Medical malpractice is a complicated area of personal injury law, and it can be difficult to come to the realization that a medical professional someone has trusted with their health and well-being may have been negligent in such a way that the patient suffered harm, potentially long-term or permanent. While there are myriad forms medical malpractice can take, there are some unfortunately all-too-frequent situations that show up as malpractice. Read on to learn more.

What Is Medical Malpractice?

Medical malpractice happens when a patient is injured or harmed because a healthcare professional or hospital was negligent or guilty of an act of omission. This can happen at any point during someone’s medical treatment, from the initial diagnosis to hospital discharge and aftercare.

To prove medical malpractice in court, the following must be established.

  • Duty of care. The medical professional or organization has a duty to follow the strictest standards of care for every aspect of the patient’s diagnosis and treatment.
  • The duty of care was breached. Whether through negligence or an act of omission, the medical professional or organization did not adhere to the duty of care.
  • Causation. Because the duty of care wasn’t followed, harm or injury was caused to the patient. This can be the most challenging part to prove, both because it involves proving the medical professional or organization didn’t adhere to the duty of care and because that breach of duty directly caused harm. If causation can’t be proven, the case will not succeed.
  • The injury caused damage to the patient. These can be financial, such as extensive out-of-pocket medical expenses or loss of wages due to the inability to work, or it can be things like the patient becoming disabled or experiencing pain and suffering due to the injury.

To pursue a medical malpractice claim, the patient must show that the injury resulted in disability, loss of income, unusual pain, suffering and hardship, or significant past and future medical bills.

What Are the 5 Most Common Causes of Medical Malpractice in New York?

As noted above, nearly countless variations exist on what constitutes medical malpractice. Here are the five most common causes.

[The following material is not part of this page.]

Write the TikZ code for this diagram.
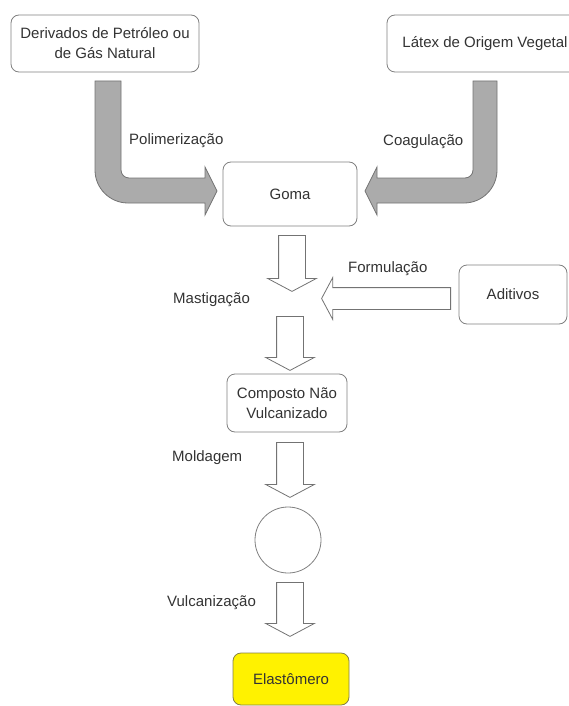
\documentclass[tikz,border=0pt]{standalone}
\usepackage{fontspec}
\setmainfont{Liberation Sans}
\usetikzlibrary{arrows.meta, positioning, shapes.geometric, shapes.arrows}

\begin{document}
\begin{tikzpicture}[
			x=1pt, y=-1pt,
			every node/.style={font=\fontsize{15}{20}\selectfont, text=black!80},
			box/.style={rectangle, draw=black!50, rounded corners=8pt, align=center, line width=0.8pt, fill=white},
			label/.style={anchor=west, inner sep=0pt},
			blockarrow/.style={single arrow, draw=black!55, fill=white, line width=0.8pt, inner sep=13pt,
				single arrow head extend=11pt, single arrow tip angle=124},
			pipe/.style={draw=black!55, fill=black!33, line width=0.8pt}
			]

			\clip (0,0) rectangle (569,706);

			% boxes
			\node[box, minimum width=188pt, minimum height=57pt] (deriv) at (105,43.5) {Derivados de Petróleo ou\\de Gás Natural};
			\node[box, minimum width=196pt, minimum height=57pt] (latex) at (485,43.5) {Látex de Origem Vegetal};
			\node[box, minimum width=134pt, minimum height=64pt] (goma) at (290,194) {Goma};
			\node[box, minimum width=108pt, minimum height=59pt] (aditivos) at (513,294.5) {Aditivos};
			\node[box, minimum width=120pt, minimum height=58pt] (composto) at (287,403) {Composto Não\\Vulcanizado};
			\node[circle, draw=black!50, line width=0.8pt, minimum size=66pt, inner sep=0pt] (molde) at (288,540) {};
			\node[box, draw=yellow!45!black, fill=yellow, minimum width=116pt, minimum height=52pt] (elast) at (291,679) {Elastômero};

			% gray bent arrows
			\filldraw[pipe] (95,81) -- (121,81) -- (121,170) .. controls (121,174.4) and (124.6,178) .. (129,178)
				-- (205,178) -- (205,167) -- (217,191) -- (205,215) -- (205,203) -- (128,203)
				.. controls (109.8,203) and (95,188.2) .. (95,170) -- cycle;
			\filldraw[pipe] (497,81) -- (473,81) -- (473,170) .. controls (473,174.4) and (469.4,178) .. (465,178)
				-- (377,178) -- (377,167) -- (365,191) -- (377,215) -- (377,203) -- (464,203)
				.. controls (482.2,203) and (497,188.2) .. (497,170) -- cycle;

			% white block arrows
			\node[blockarrow, shape border rotate=270, minimum height=56pt, anchor=tail] (a1) at (292,235) {};
			\node[blockarrow, shape border rotate=270, minimum height=54pt, anchor=tail] (a2) at (290,316) {};
			\node[blockarrow, shape border rotate=270, minimum height=55pt, anchor=tail] (a3) at (290,442) {};
			\node[blockarrow, shape border rotate=270, minimum height=54pt, anchor=tail] (a4) at (290,582) {};
			\node[blockarrow, shape border rotate=180, minimum height=129pt, inner sep=10.5pt, single arrow head extend=10pt, anchor=tail] (a5) at (451,298.5) {};

			% labels
			\node[label] (polim) at (129,141) {Polimerização};
			\node[label] (coag) at (383,142) {Coagulação};
			\node[label] (form) at (348,269) {Formulação};
			\node[label] (mast) at (173,300) {Mastigação};
			\node[label] (mold) at (172,458) {Moldagem};
			\node[label] (vulc) at (167,603) {Vulcanização};

		\end{tikzpicture}
\end{document}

  • Errors in diagnosis. This can include either misdiagnosing a condition or illness or failing to diagnose a problem altogether. An example would be a patient who is told they’re having a panic attack when in fact, they’re having a heart attack. Because it was misdiagnosed, the heart attack could lead to long-term complications or even death when it might have been treated successfully if diagnosed in the first place. Keep in mind that this also happens in dental offices when dentists misdiagnose dental problems or don’t properly test and diagnose existing conditions that can worsen and cause pain and extensive (and expensive) subsequent treatments.
  • Errors during surgery. This is a vast category that encompasses everything from performing the wrong type of surgery or on the wrong body part, surgical instruments left inside bodies, or incorrect use of monitors and machinery.
  • Errors in drug prescriptions. This category has several variations, including prescribing the wrong medication or medication to which the patient has indicated they’re allergic, not prescribing a medication at all, or ordering an incorrect dosage, all of which can harm the patient.
  • Conditions not treated. This includes situations where a medical professional neglected to take the correct steps to diagnose or treat a condition. For example, a doctor may not request tests that would have indicated a problem needing immediate treatment, and because they didn’t test, the patient suffered an injury.
  • Injuries during childbirth. These may involve either the mother or the child, or both. It can involve anything from nerve damage to broken bones or even brain injuries.

What Is Wrongful Death?

Wrongful death happens when a victim dies due to the wrongful conduct, including negligence, of another. This appears in various areas of personal injury cases, including medical malpractice.

Similarly to proving medical malpractice, wrongful death must prove:

  • The duty of care was breached by the medical professional or organization.
  • Because of that breach of duty of care, the victim died when they likely wouldn’t have otherwise.
  • The victim had survivors in the form of a spouse, children, or other dependents or beneficiaries.
  • The survivors were caused financial damages by the victim’s death, such as a family that no longer has an income provider.

What Should I Do if I Suspect Medical Malpractice Happened in My Medical Case?

Call the Law Offices of Thomas Lavin at 718-829-7400 for a free case evaluation. Medical malpractice is not something someone should try to mitigate on their own. It’s a complicated area that benefits from working with our team of experienced, knowledgeable medical malpractice attorneys. You can be sure the medical professional or organization accused of medical malpractice will fight the charges as hard as they can, so having an attorney devoted to your side is a must.

Something it’s imperative you do not do: Respond to any communications with the other parties in the case, their insurance representative, or their attorneys. Because their goal is to remove all or most liability from their client, they could try to find ways to make you say things indicating you don’t hold their client responsible. They could also try to get you to accept a much lower settlement than you could earn if the case goes to trial. Whether they contact you by phone, email, or letter, don’t respond; just send the communications to your lawyer.